Fine arts Jeff Hunt, expresses the need for usable advising guides during Faculty Senate Oct. 7 in visual arts. Photo by Hillary E. Ratcliff

Senators request more discussion about new campus carry law.

By Melissa Luna


Lisa Black, president of this college’s Faculty Senate, led a discussion about communication and feedback regarding a decision-making retreat Oct. 2 at the Faculty Senate meeting Oct. 7.

“At the end of the day, what I think was good is that everyone’s voice was recognized and heard,” Black said.

Pat Sanaghan, president of Sanaghan Group, headed the retreat.

Black said participants were put into groups and given focus questions such as, “What would it take for you to have trust in this decision-making model?” and “What types of decisions should/should not be utilized in this decision-making model?”

Most discussion centered on open communication and transparency between the college faculty and the district.

A lot of participants said communication is more than just sending emails and links to 65-page documents, Black said.

The answers and discussions would be taken into consideration in the structure of a decision-making model for the Alamo Colleges.

“We want to try to see this through and see it to a point where we have an established process, by which faculty can engage in this college district,” Black said. “That is our goal.”

Black explained how she wishes the district could invest more into the faculty senates of all the Alamo Colleges to ensure that communication and trust could improve.

“Friday was a good first step, but the real work starts now,” Black said.

Criminal justice coordinator Tiffany Cox then described an idea about a pathways process that relies on faculty participation.
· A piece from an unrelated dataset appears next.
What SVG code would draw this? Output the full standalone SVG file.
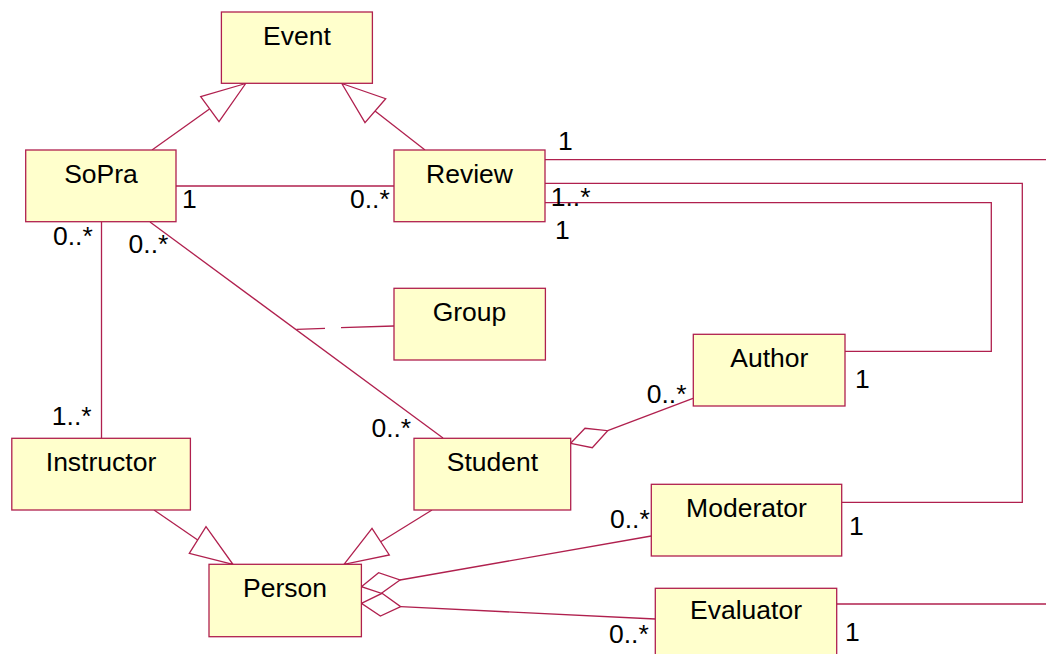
<svg xmlns="http://www.w3.org/2000/svg" width="1046" height="654" viewBox="0 0 1046 654">
<style>
.box{fill:#FFFFCC;stroke:#B0204E;stroke-width:1.3}
.ln{fill:none;stroke:#B0204E;stroke-width:1.3}
.hd{fill:#FFFFFF;stroke:#B0204E;stroke-width:1.3}
text{font-family:"Liberation Sans",Arial,sans-serif;font-size:26.5px;fill:#000}
.c{text-anchor:middle}
</style>
<rect width="1046" height="654" fill="#FFFFFF"/>
<g id="connectors">
  <!-- generalizations to Event -->
  <line class="ln" x1="152" y1="150" x2="209.5" y2="109"/>
  <polygon class="hd" points="245.7,83.5 200.7,96.7 219,121.7"/>
  <line class="ln" x1="425" y1="150" x2="375" y2="111"/>
  <polygon class="hd" points="341.8,83.5 385.7,98.7 365,122.7"/>
  <!-- SoPra - Review -->
  <line class="ln" x1="176" y1="186" x2="394" y2="186"/>
  <!-- SoPra - Instructor -->
  <line class="ln" x1="101.5" y1="222" x2="101.5" y2="438"/>
  <!-- SoPra - Student -->
  <line class="ln" x1="150" y1="222" x2="443" y2="438"/>
  <!-- Group association class link -->
  <line class="ln" x1="296.5" y1="329.3" x2="325" y2="328.4"/>
  <line class="ln" x1="341" y1="327.7" x2="394" y2="326"/>
  <!-- Review right side lines -->
  <polyline class="ln" points="545,159.7 1046,159.7"/>
  <polyline class="ln" points="545,183.3 1022.3,183.3 1022.3,502.3 841.7,502.3"/>
  <polyline class="ln" points="545,202.7 991.3,202.7 991.3,351.3 845,351.3"/>
  <!-- Student - Author aggregation -->
  <polygon class="hd" points="570.7,443.3 585,428.3 607.7,430.7 592.3,447.7"/>
  <line class="ln" x1="607.7" y1="430.7" x2="693" y2="398.3"/>
  <!-- generalizations to Person -->
  <line class="ln" x1="154" y1="510" x2="197.7" y2="540"/>
  <polygon class="hd" points="232.9,564.3 189.3,553.3 206,526.7"/>
  <line class="ln" x1="432" y1="510" x2="380.7" y2="541.7"/>
  <polygon class="hd" points="344,564.3 372,528.3 389.3,555"/>
  <!-- Person - Moderator / Evaluator aggregations -->
  <polygon class="hd" points="361.4,586.7 378.6,572.7 400,580 381.4,593.3"/>
  <line class="ln" x1="400" y1="580" x2="651.3" y2="536"/>
  <polygon class="hd" points="361.4,603.3 382,593.3 400.7,606.7 380.4,616"/>
  <line class="ln" x1="400.7" y1="606.7" x2="655.3" y2="619"/>
  <!-- Evaluator right -->
  <line class="ln" x1="836.7" y1="604" x2="1046" y2="604"/>
</g>
<g id="labels">
  <text x="558" y="150">1</text>
  <text x="182" y="208">1</text>
  <text x="350" y="208">0..*</text>
  <text x="550.7" y="206">1..*</text>
  <text x="555" y="239">1</text>
  <text x="53" y="245">0..*</text>
  <text x="128.6" y="253">0..*</text>
  <text x="51.8" y="425">1..*</text>
  <text x="371.4" y="437">0..*</text>
  <text x="855" y="388">1</text>
  <text x="646.7" y="402.7">0..*</text>
  <text x="610" y="528">0..*</text>
  <text x="849" y="535">1</text>
  <text x="609" y="642.7">0..*</text>
  <text x="845" y="640.7">1</text>
</g>
<g id="Event"><rect class="box" x="221.4" y="12" width="151" height="71.3"/><text class="c" x="297" y="45">Event</text></g>
<g id="SoPra"><rect class="box" x="25.7" y="150" width="150.3" height="71.7"/><text class="c" x="101" y="183">SoPra</text></g>
<g id="Review"><rect class="box" x="394" y="150" width="151" height="71.7"/><text class="c" x="469.5" y="183">Review</text></g>
<g id="Group"><rect class="box" x="394" y="288.3" width="151.4" height="71.7"/><text class="c" x="469.5" y="320.7">Group</text></g>
<g id="Author"><rect class="box" x="693.3" y="334.3" width="151.7" height="71.7"/><text class="c" x="769.3" y="366.7">Author</text></g>
<g id="Instructor"><rect class="box" x="11.8" y="438.3" width="178.6" height="71.7"/><text class="c" x="101" y="470.7">Instructor</text></g>
<g id="Student"><rect class="box" x="414" y="438.3" width="156.7" height="71.7"/><text class="c" x="492.5" y="470.7">Student</text></g>
<g id="Moderator"><rect class="box" x="651.3" y="484.3" width="190.4" height="71.7"/><text class="c" x="746.5" y="516.7">Moderator</text></g>
<g id="Person"><rect class="box" x="209" y="564.3" width="152.4" height="72.4"/><text class="c" x="285" y="596.7">Person</text></g>
<g id="Evaluator"><rect class="box" x="655.3" y="588.3" width="181.4" height="72"/><text class="c" x="746" y="619">Evaluator</text></g>
</svg>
“We’re going to push very hard to include this pathways development in a decision-making model type process now, instead of waiting for the decision-making model to be made because it’s imperative for faculty to be involved in the development of pathways, yesterday,” Cox said.

The process would include forming discipline teams with discipline leads and be greatly involved with the curriculum process as well as the transfer process, she said.

Cox also described how faculty can personally interact with their university counterparts to ensure students from Alamo Colleges are transferring successfully.

“If we advocate for us having this opportunity at the table to create this process and engage, then that’s what we have to do,” Black said. “We’re going to have to be really creative about how we support each other to make sure if we ask for it, then we have to hit the deadline.”

Black wants to show college leadership that Faculty Senate can get the work done.

Cox is going to present the idea to college leadership and report back to the senate.

Counselor Steve Samet and English Professor Mariano Aguilar expressed concern about the campus carry law that will take effect August 2017.

“It would make sense for us to have some rationale behind gun-free zones because I sure as heck am not comfortable in the counseling center with the people I’m dealing with to walk in with guns,” Samet said.

Since the campus carry law wasn’t on the agenda, Black assured the senate she would inform President Robert Vela and the presidents and vice chancellors committee that the senate is interested in having a discussion on the issue.